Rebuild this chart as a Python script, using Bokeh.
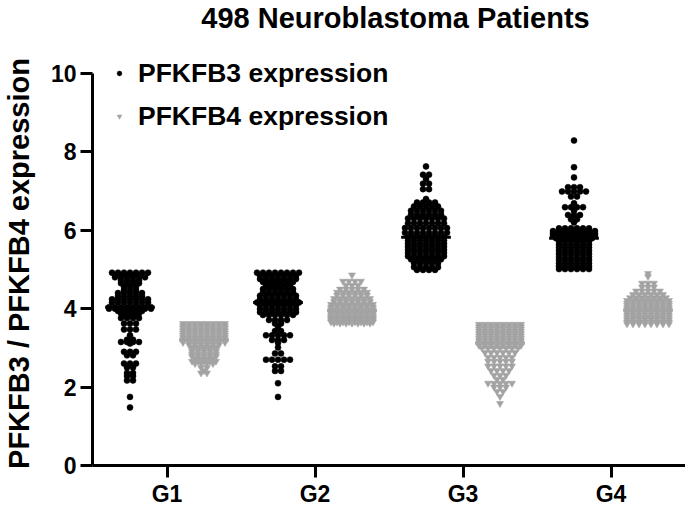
import numpy as np
from bokeh.plotting import figure
from bokeh.models import ColumnDataSource, FixedTicker, Legend, LegendItem, Range1d, Label
from bokeh.embed import file_html
from bokeh.resources import INLINE

# ---------------- data (value -> number of patients) -------------
groups = ["G1", "G2", "G3", "G4"]
title_text = "498 Neuroblastoma Patients"
y_label = "PFKFB3 / PFKFB4 expression"
series_names = ["PFKFB3 expression", "PFKFB4 expression"]
y_ticks = [0, 2, 4, 6, 8, 10]

g1_pfkfb3_vals = [4.92, 4.86, 4.80, 4.72, 4.65, 4.56, 4.48, 4.40, 4.32, 4.24, 4.16, 4.04,
                  4.00, 3.94, 3.88, 3.82, 3.76, 3.62, 3.47, 3.32, 3.21, 3.15, 3.11, 2.90,
                  2.81, 2.60, 2.50, 2.36, 2.28, 2.17, 1.75, 1.48]
g1_pfkfb3_counts = [7, 6, 6, 4, 4, 3, 3, 5, 5, 7, 7, 8,
                    8, 5, 4, 3, 4, 3, 3, 1, 2, 4, 1, 3,
                    2, 3, 2, 2, 2, 2, 1, 1]

g1_pfkfb4_vals = [3.62, 3.56, 3.50, 3.44, 3.38, 3.32, 3.26, 3.20, 3.14, 3.08, 3.02, 2.96,
                  2.90, 2.84, 2.78, 2.72, 2.66, 2.60, 2.50, 2.42, 2.36]
g1_pfkfb4_counts = [8, 8, 8, 8, 8, 8, 8, 8, 8, 6, 5, 5,
                    5, 5, 5, 4, 5, 4, 2, 1, 2]

g2_pfkfb3_vals = [4.92, 4.84, 4.76, 4.68, 4.58, 4.50, 4.42, 4.33, 4.24, 4.16,
                  4.08, 3.99, 3.91, 3.84, 3.71, 3.62, 3.54, 3.43, 3.32, 3.20,
                  3.13, 3.01, 2.86, 2.70, 2.53, 2.41, 2.10, 1.75]
g2_pfkfb3_counts = [8, 7, 7, 6, 5, 6, 6, 7, 7, 8,
                    7, 7, 7, 6, 4, 2, 1, 2, 5, 3,
                    1, 1, 2, 5, 2, 2, 1, 1]

g2_pfkfb4_vals = [4.86, 4.70, 4.60, 4.50, 4.42, 4.34, 4.26, 4.18, 4.11, 4.04,
                  3.98, 3.93, 3.88, 3.83, 3.78, 3.74, 3.70, 3.66, 3.63]
g2_pfkfb4_counts = [1, 4, 3, 5, 6, 6, 7, 7, 8, 8,
                    8, 8, 8, 8, 8, 8, 8, 8, 7]

g3_pfkfb3_vals = [7.63, 7.42, 7.31, 7.19, 7.05, 6.80, 6.71, 6.61, 6.50, 6.40, 6.30, 6.18,
                  6.06, 5.94, 5.82, 5.74, 5.66, 5.58, 5.50, 5.42, 5.34, 5.26, 5.16, 5.06, 4.99]
g3_pfkfb3_counts = [1, 2, 1, 2, 2, 1, 4, 5, 6, 6, 7, 7,
                    8, 8, 7, 7, 7, 7, 7, 7, 7, 6, 5, 5, 4]

g3_pfkfb4_vals = [3.60, 3.54, 3.48, 3.42, 3.36, 3.30, 3.24, 3.18, 3.12, 3.06, 3.00,
                  2.88, 2.76, 2.66, 2.54, 2.42, 2.30, 2.20, 2.10, 2.00, 1.89, 1.76, 1.58]
g3_pfkfb4_counts = [8, 8, 8, 8, 8, 8, 8, 8, 8, 8, 7,
                    6, 5, 5, 5, 4, 3, 2, 5, 3, 2, 1, 1]

g4_pfkfb3_vals = [8.29, 7.61, 7.35, 7.10, 6.99, 6.86, 6.69, 6.59, 6.50, 6.39, 6.28, 6.20,
                  6.05, 5.98, 5.92, 5.86, 5.80, 5.72, 5.64, 5.56, 5.48, 5.40, 5.32,
                  5.24, 5.16, 5.08, 5.01]
g4_pfkfb3_counts = [1, 1, 1, 3, 5, 2, 1, 4, 1, 3, 2, 1,
                    6, 8, 8, 8, 7, 6, 6, 6, 6, 6, 6,
                    6, 6, 6, 6]

g4_pfkfb4_vals = [4.90, 4.82, 4.65, 4.55, 4.45, 4.36, 4.28, 4.21, 4.14, 4.08, 4.02, 3.96,
                  3.93, 3.90, 3.84, 3.78, 3.75, 3.72, 3.66, 3.61]
g4_pfkfb4_counts = [1, 1, 3, 3, 5, 6, 7, 8, 8, 8, 8, 8,
                    4, 8, 8, 8, 4, 8, 8, 8]

pfkfb3 = [(g1_pfkfb3_vals, g1_pfkfb3_counts), (g2_pfkfb3_vals, g2_pfkfb3_counts),
          (g3_pfkfb3_vals, g3_pfkfb3_counts), (g4_pfkfb3_vals, g4_pfkfb3_counts)]
pfkfb4 = [(g1_pfkfb4_vals, g1_pfkfb4_counts), (g2_pfkfb4_vals, g2_pfkfb4_counts),
          (g3_pfkfb4_vals, g3_pfkfb4_counts), (g4_pfkfb4_vals, g4_pfkfb4_counts)]

# ---------------- layout (the frame covers the whole figure; axes are pinned) ------------------
FONT = "Liberation Sans"
BLACK = "#000000"
GRAY = "#a3a3a3"
W, H = 685, 514
Y0_PX = 465.0             # pixel row of y = 0
PX_PER_Y = 39.2
PX_PER_X = 148.0          # pixels per category step
X1_PX = 166.5             # pixel column of the first category
YAXIS_PX = 92.0           # pixel column of the y axis
DOT_STEP = 6.0 / PX_PER_X  # horizontal spacing of side-by-side dots
SERIES_SHIFT = 0.25       # offset of each series from the category tick
MEDIAN_HALF = 0.168


def px_to_x(px):
    return 1 + (px - X1_PX) / PX_PER_X


def px_to_y(py):
    return (Y0_PX - py) / PX_PER_Y


x_start, x_end = px_to_x(0), px_to_x(W)
y_start, y_end = px_to_y(H), px_to_y(0)
yaxis_x = px_to_x(YAXIS_PX)


def expand(vals, counts, center):
    xs, ys = [], []
    for v, n in zip(vals, counts):
        for i in range(n):
            xs.append(center + (i - (n - 1) / 2.0) * DOT_STEP)
            ys.append(v)
    return xs, ys


def build(series, shift):
    xs, ys, mx0, mx1, my = [], [], [], [], []
    for gi, (vals, counts) in enumerate(series):
        c = gi + 1 + shift
        x, y = expand(vals, counts, c)
        xs += x
        ys += y
        mx0.append(c - MEDIAN_HALF)
        mx1.append(c + MEDIAN_HALF)
        my.append(float(np.median(y)))
    return (ColumnDataSource(dict(x=xs, y=ys)),
            ColumnDataSource(dict(x0=mx0, x1=mx1, y=my)))


src3, med3 = build(pfkfb3, -SERIES_SHIFT)
src4, med4 = build(pfkfb4, SERIES_SHIFT)

p = figure(width=W, height=H, output_backend="svg", toolbar_location=None,
           x_range=Range1d(x_start, x_end), y_range=Range1d(y_start, y_end),
           min_border_left=0, min_border_right=0, min_border_bottom=0, min_border_top=0)

p.outline_line_color = None
p.xgrid.visible = False
p.ygrid.visible = False
p.background_fill_color = "white"
p.border_fill_color = "white"

for ax in (p.xaxis[0], p.yaxis[0]):
    ax.axis_line_width = 3
    ax.axis_line_color = "black"
    ax.major_tick_line_width = 3
    ax.major_tick_line_color = "black"
    ax.major_tick_out = 12
    ax.major_tick_in = 0
    ax.minor_tick_line_color = None
    ax.major_label_text_font = FONT
    ax.major_label_text_font_style = "bold"
    ax.major_label_text_color = "black"

p.yaxis.ticker = FixedTicker(ticks=y_ticks)
p.yaxis.bounds = (0, 10)
p.yaxis.fixed_location = yaxis_x
p.yaxis.major_label_standoff = 4
p.yaxis.major_label_text_font_size = "23px"

p.xaxis.ticker = FixedTicker(ticks=[1, 2, 3, 4])
p.xaxis.major_label_overrides = {i + 1: g for i, g in enumerate(groups)}
p.xaxis.bounds = (yaxis_x, x_end)
p.xaxis.fixed_location = 0
p.xaxis.major_label_standoff = 3
p.xaxis.major_label_text_font_size = "23px"

r3 = p.scatter("x", "y", source=src3, marker="circle", size=6,
               fill_color=BLACK, line_color=BLACK, line_width=0.5)
r4 = p.scatter("x", "y", source=src4, marker="inverted_triangle", size=7,
               fill_color=GRAY, line_color=GRAY, line_width=0.5)
p.segment(x0="x0", y0="y", x1="x1", y1="y", source=med4, line_color=GRAY, line_width=3)
p.segment(x0="x0", y0="y", x1="x1", y1="y", source=med3, line_color=BLACK, line_width=3)

# legend: item rows 36 px high, 7 px apart -> 79 px tall, top edge at 55 px
legend = Legend(items=[LegendItem(label=series_names[0], renderers=[r3]),
                       LegendItem(label=series_names[1], renderers=[r4])],
                location=(109, H - 55 - 79), glyph_width=20, glyph_height=12, label_height=36,
                label_standoff=9, spacing=7, padding=0, margin=0,
                border_line_alpha=0, background_fill_alpha=0,
                label_text_font=FONT, label_text_font_style="bold",
                label_text_font_size="26.5px", label_text_color="black")
p.add_layout(legend)

title = Label(x=px_to_x(395), y=px_to_y(17), text=title_text, text_align="center",
              text_baseline="alphabetic", text_font=FONT, text_font_style="bold",
              text_font_size="29px", text_color="black")
p.add_layout(title)

ylab = Label(x=px_to_x(18), y=px_to_y(263), text=y_label, angle=np.pi / 2,
             text_align="center", text_baseline="alphabetic", text_font=FONT,
             text_font_style="bold", text_font_size="29px", text_color="black")
p.add_layout(ylab)

open("out.html", "w").write(file_html(p, INLINE))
------------
**What to produce:**
Leave out the pictures and repeat the lines from the start of the material through the line with "5, 5, 5, 4, 5, 4, 2, 1, 2]", inclusive.

**Answer to the task:**
Rebuild this chart as a Python script, using Bokeh.
import numpy as np
from bokeh.plotting import figure
from bokeh.models import ColumnDataSource, FixedTicker, Legend, LegendItem, Range1d, Label
from bokeh.embed import file_html
from bokeh.resources import INLINE

# ---------------- data (value -> number of patients) -------------
groups = ["G1", "G2", "G3", "G4"]
title_text = "498 Neuroblastoma Patients"
y_label = "PFKFB3 / PFKFB4 expression"
series_names = ["PFKFB3 expression", "PFKFB4 expression"]
y_ticks = [0, 2, 4, 6, 8, 10]

g1_pfkfb3_vals = [4.92, 4.86, 4.80, 4.72, 4.65, 4.56, 4.48, 4.40, 4.32, 4.24, 4.16, 4.04,
                  4.00, 3.94, 3.88, 3.82, 3.76, 3.62, 3.47, 3.32, 3.21, 3.15, 3.11, 2.90,
                  2.81, 2.60, 2.50, 2.36, 2.28, 2.17, 1.75, 1.48]
g1_pfkfb3_counts = [7, 6, 6, 4, 4, 3, 3, 5, 5, 7, 7, 8,
                    8, 5, 4, 3, 4, 3, 3, 1, 2, 4, 1, 3,
                    2, 3, 2, 2, 2, 2, 1, 1]

g1_pfkfb4_vals = [3.62, 3.56, 3.50, 3.44, 3.38, 3.32, 3.26, 3.20, 3.14, 3.08, 3.02, 2.96,
                  2.90, 2.84, 2.78, 2.72, 2.66, 2.60, 2.50, 2.42, 2.36]
g1_pfkfb4_counts = [8, 8, 8, 8, 8, 8, 8, 8, 8, 6, 5, 5,
                    5, 5, 5, 4, 5, 4, 2, 1, 2]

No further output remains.